- [WHAT IS NEEDED]
Return only the lines from the top of the data down to the one that holds "const cvTicks=[1.00,1.02,1.04,1.06,1.08];", both included, without any pictures.

- [COLLECTED DATA]
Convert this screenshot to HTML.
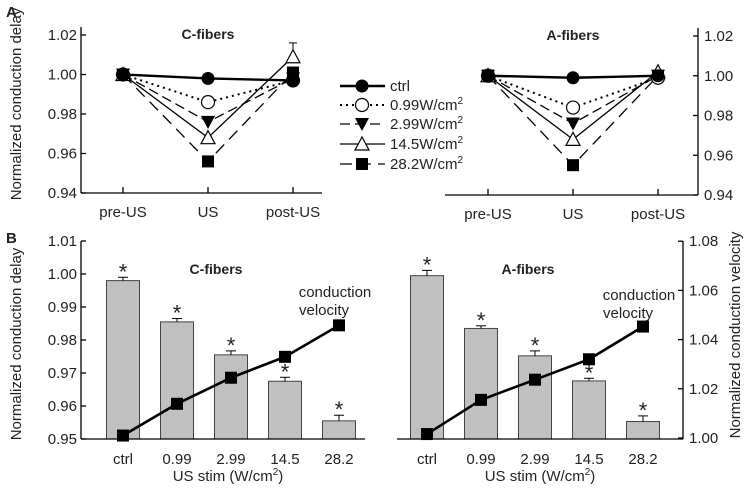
<!DOCTYPE html>
<html><head><meta charset="utf-8"><style>
html,body{margin:0;padding:0;background:#fff}
svg{display:block;font-family:"Liberation Sans",Arial,sans-serif}
</style></head><body>
<svg id="c" width="750" height="490" viewBox="0 0 750 490" xmlns="http://www.w3.org/2000/svg" data-name="figure" data-interactable="false"></svg>
<script>
const phases=["pre-US","US","post-US"];
const groups=["ctrl","0.99W/cm²","2.99W/cm²","14.5W/cm²","28.2W/cm²"];
const cA=[[1.000,0.998,0.997],[1.000,0.986,0.997],[1.000,0.976,0.998],[1.000,0.968,1.009],[1.000,0.956,1.001]];
const aA=[[1.000,0.999,1.000],[1.000,0.984,0.999],[1.000,0.976,1.000],[1.000,0.968,1.002],[1.000,0.955,1.000]];
const cAerr=[0,0,0,0.007,0];
const stims=["ctrl","0.99","2.99","14.5","28.2"];
const cBars=[0.998,0.9855,0.9755,0.9675,0.9555];
const cBarErr=[0.001,0.001,0.0012,0.0012,0.0017];
const aBars=[0.9995,0.9835,0.9752,0.9676,0.9553];
const aBarErr=[0.0016,0.0008,0.0015,0.0008,0.0017];
const cCV=[1.001,1.0139,1.0245,1.033,1.0458];
const aCV=[1.0016,1.0155,1.0237,1.032,1.0453];
const aTicks=[0.94,0.96,0.98,1.00,1.02];
const bTicks=[0.95,0.96,0.97,0.98,0.99,1.00,1.01];
const cvTicks=[1.00,1.02,1.04,1.06,1.08];

const S=document.getElementById('c');const NS="http://www.w3.org/2000/svg";
function el(t,a,txt){const e=document.createElementNS(NS,t);for(const k in a)e.setAttribute(k,a[k]);if(txt!=null)e.textContent=txt;S.appendChild(e);return e;}
function line(x1,y1,x2,y2,w,da){return el('line',{x1,y1,x2,y2,stroke:'#000','stroke-width':w||1.3,'stroke-dasharray':da||'none'});}
function text(x,y,s,sz,anchor,bold){return el('text',{x,y,'font-size':sz||15,'text-anchor':anchor||'middle','font-weight':bold?'bold':'normal',fill:'#222'},s);}
const styles=[{w:2.4,da:'none'},{w:2,da:'2,4'},{w:1.3,da:'10,5'},{w:1.3,da:'none'},{w:1.3,da:'12,7'}];
function marker(k,x,y){
  let e;
  if(k==0)e=el('circle',{cx:x,cy:y,r:6.5,fill:'#000'});
  else if(k==1)e=el('circle',{cx:x,cy:y,r:6.5,fill:'#fff',stroke:'#000','stroke-width':1.2});
  else if(k==2)e=el('polygon',{points:`${x-7},${y-6} ${x+7},${y-6} ${x},${y+7}`,fill:'#000'});
  else if(k==3)e=el('polygon',{points:`${x-7},${y+6} ${x+7},${y+6} ${x},${y-7}`,fill:'#fff',stroke:'#000','stroke-width':1.2});
  else e=el('rect',{x:x-6,y:y-6,width:12,height:12,fill:'#000'});
  e.setAttribute('data-name','marker-'+k);
  e.setAttribute('data-interactable','false');
}
text(6,17,'A',15,'start',true).setAttribute('data-name','panel-a-label');
text(6,243,'B',15,'start',true).setAttribute('data-name','panel-b-label');

function panelA(data,axX,x0,x1,cx0,yTop,yBot,right,title,tx){
  const y=v=>yBot-(v-0.94)/0.08*(yBot-yTop);
  const x=i=>cx0+i*85;
  line(axX,yTop-8,axX,yBot);line(x0,yBot,x1,yBot);
  aTicks.forEach(t=>{line(axX,y(t),axX+(right?-5:5),y(t));
    const tl=text(right?axX+6:axX-4,y(t)+5,t.toFixed(2),15,right?'start':'end');tl.setAttribute('data-name','y-tick-label');tl.setAttribute('data-interactable','false');});
  phases.forEach((p,i)=>{line(x(i),yBot,x(i),yBot-6);const tl=text(x(i),yBot+24,p,15);tl.setAttribute('data-name','x-tick-label');tl.setAttribute('data-interactable','false');});
  const tt=text(tx,y(1.02)+4,title,14,'middle',true);tt.setAttribute('data-name','panel-title');tt.setAttribute('data-interactable','false');
  if(data===cA){line(x(2),y(cA[3][2]),x(2),y(cA[3][2]+cAerr[3]),1,'none');line(x(2)-4,y(cA[3][2]+cAerr[3]),x(2)+4,y(cA[3][2]+cAerr[3]),1,'none');}
  data.forEach((s,k)=>{const pl=el('polyline',{points:s.map((v,i)=>x(i)+','+y(v)).join(' '),fill:'none',stroke:'#000','stroke-width':styles[k].w,'stroke-dasharray':styles[k].da});
    pl.setAttribute('data-name','series-line-'+k);pl.setAttribute('data-interactable','false');});
  [4,3,2,1,0].forEach(k=>data[k].forEach((v,i)=>marker(k,x(i),y(v))));
}
panelA(cA,81,81,322,123,35,193,false,'C-fibers',208);
panelA(aA,698,445,698,488,36,195,true,'A-fibers',573);
const yl=text(0,0,'Normalized conduction delay',15);yl.setAttribute('transform','translate(21,104) rotate(-90)');yl.setAttribute('data-name','y-axis-title-a');yl.setAttribute('data-interactable','false');
// legend
groups.forEach((g,k)=>{const yy=[86,105,124,144,164][k];
  line(340,yy,385,yy,styles[k].w,styles[k].da);marker(k,362,yy);
  const t=text(390,yy+5,'',15,'start');t.setAttribute('data-name','legend-entry');t.setAttribute('data-interactable','false');
  if(k==0)t.textContent=g;else{t.textContent=g.slice(0,-1);const s=document.createElementNS(NS,'tspan');s.setAttribute('font-size','10');s.setAttribute('dy','-6');s.textContent='2';t.appendChild(s);}
});

function panelB(bars,errs,cv,x0,x1,cx0,title,tx,left){
  const yBot=439;
  const y=v=>yBot-(v-0.95)*3300;
  const yv=v=>438-(v-1.0)/0.02*49.2;
  const x=i=>cx0+i*54;
  bars.forEach((v,i)=>{const r=el('rect',{x:x(i)-16.5,y:y(v),width:33,height:yBot-y(v),fill:'#c0c0c0',stroke:'#444','stroke-width':1});
    r.setAttribute('data-name','bar-'+stims[i]);r.setAttribute('data-interactable','false');
    const ye=y(v+errs[i]);line(x(i),y(v),x(i),ye,1);line(x(i)-5,ye,x(i)+5,ye,1);
    text(x(i),ye+2,'*',22).setAttribute('data-name','significance-star');
    const tl=text(x(i),yBot+25,stims[i],15);tl.setAttribute('data-name','x-tick-label');tl.setAttribute('data-interactable','false');
  });
  line(x0,yBot,x1,yBot);
  const pl=el('polyline',{points:cv.map((v,i)=>x(i)+','+yv(v)).join(' '),fill:'none',stroke:'#000','stroke-width':2.6});
  pl.setAttribute('data-name','conduction-velocity-line');pl.setAttribute('data-interactable','false');
  cv.forEach((v,i)=>{const r=el('rect',{x:x(i)-6,y:yv(v)-6,width:12,height:12,fill:'#000'});r.setAttribute('data-name','cv-point');r.setAttribute('data-interactable','false');});
  const tt=text(tx,274,title,14,'middle',true);tt.setAttribute('data-name','panel-title');tt.setAttribute('data-interactable','false');
  const ay=left?297:300;
  text(x(4)-4,ay,'conduction',15).setAttribute('data-name','cv-annotation');
  text(x(4)-15,ay+18,'velocity',15).setAttribute('data-name','cv-annotation');
  const xt=text((x0+x1)/2+(left?5:0),481,'US stim (W/cm',15);xt.setAttribute('data-name','x-axis-title');xt.setAttribute('data-interactable','false');
  const s=document.createElementNS(NS,'tspan');s.setAttribute('font-size','10');s.setAttribute('dy','-6');s.textContent='2';xt.appendChild(s);
  const s2=document.createElementNS(NS,'tspan');s2.setAttribute('dy','6');s2.textContent=')';xt.appendChild(s2);
  if(left){line(81,241,81,yBot);
    bTicks.forEach(t=>{line(81,y(t),86,y(t));const tl=text(77,y(t)+5,t.toFixed(2),15,'end');tl.setAttribute('data-name','y-tick-label');tl.setAttribute('data-interactable','false');});
  }else{line(683,241,683,yBot);
    cvTicks.forEach(t=>{line(683,yv(t),678,yv(t));const tl=text(689,yv(t)+5,t.toFixed(2),15,'start');tl.setAttribute('data-name','y2-tick-label');tl.setAttribute('data-interactable','false');});
  }
}
panelB(cBars,cBarErr,cCV,81,365,123,'C-fibers',216,true);
panelB(aBars,aBarErr,aCV,397,683,427,'A-fibers',528,false);
const yb=text(0,0,'Normalized conduction delay',15);yb.setAttribute('transform','translate(21,344) rotate(-90)');yb.setAttribute('data-name','y-axis-title-b');yb.setAttribute('data-interactable','false');
const yr=text(0,0,'Normalized conduction velocity',15);yr.setAttribute('transform','translate(740,335) rotate(-90)');yr.setAttribute('data-name','y2-axis-title');yr.setAttribute('data-interactable','false');
</script>
</body></html>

- [COMPLETE ANSWER]
Convert this screenshot to HTML.
<!DOCTYPE html>
<html><head><meta charset="utf-8"><style>
html,body{margin:0;padding:0;background:#fff}
svg{display:block;font-family:"Liberation Sans",Arial,sans-serif}
</style></head><body>
<svg id="c" width="750" height="490" viewBox="0 0 750 490" xmlns="http://www.w3.org/2000/svg" data-name="figure" data-interactable="false"></svg>
<script>
const phases=["pre-US","US","post-US"];
const groups=["ctrl","0.99W/cm²","2.99W/cm²","14.5W/cm²","28.2W/cm²"];
const cA=[[1.000,0.998,0.997],[1.000,0.986,0.997],[1.000,0.976,0.998],[1.000,0.968,1.009],[1.000,0.956,1.001]];
const aA=[[1.000,0.999,1.000],[1.000,0.984,0.999],[1.000,0.976,1.000],[1.000,0.968,1.002],[1.000,0.955,1.000]];
const cAerr=[0,0,0,0.007,0];
const stims=["ctrl","0.99","2.99","14.5","28.2"];
const cBars=[0.998,0.9855,0.9755,0.9675,0.9555];
const cBarErr=[0.001,0.001,0.0012,0.0012,0.0017];
const aBars=[0.9995,0.9835,0.9752,0.9676,0.9553];
const aBarErr=[0.0016,0.0008,0.0015,0.0008,0.0017];
const cCV=[1.001,1.0139,1.0245,1.033,1.0458];
const aCV=[1.0016,1.0155,1.0237,1.032,1.0453];
const aTicks=[0.94,0.96,0.98,1.00,1.02];
const bTicks=[0.95,0.96,0.97,0.98,0.99,1.00,1.01];
const cvTicks=[1.00,1.02,1.04,1.06,1.08];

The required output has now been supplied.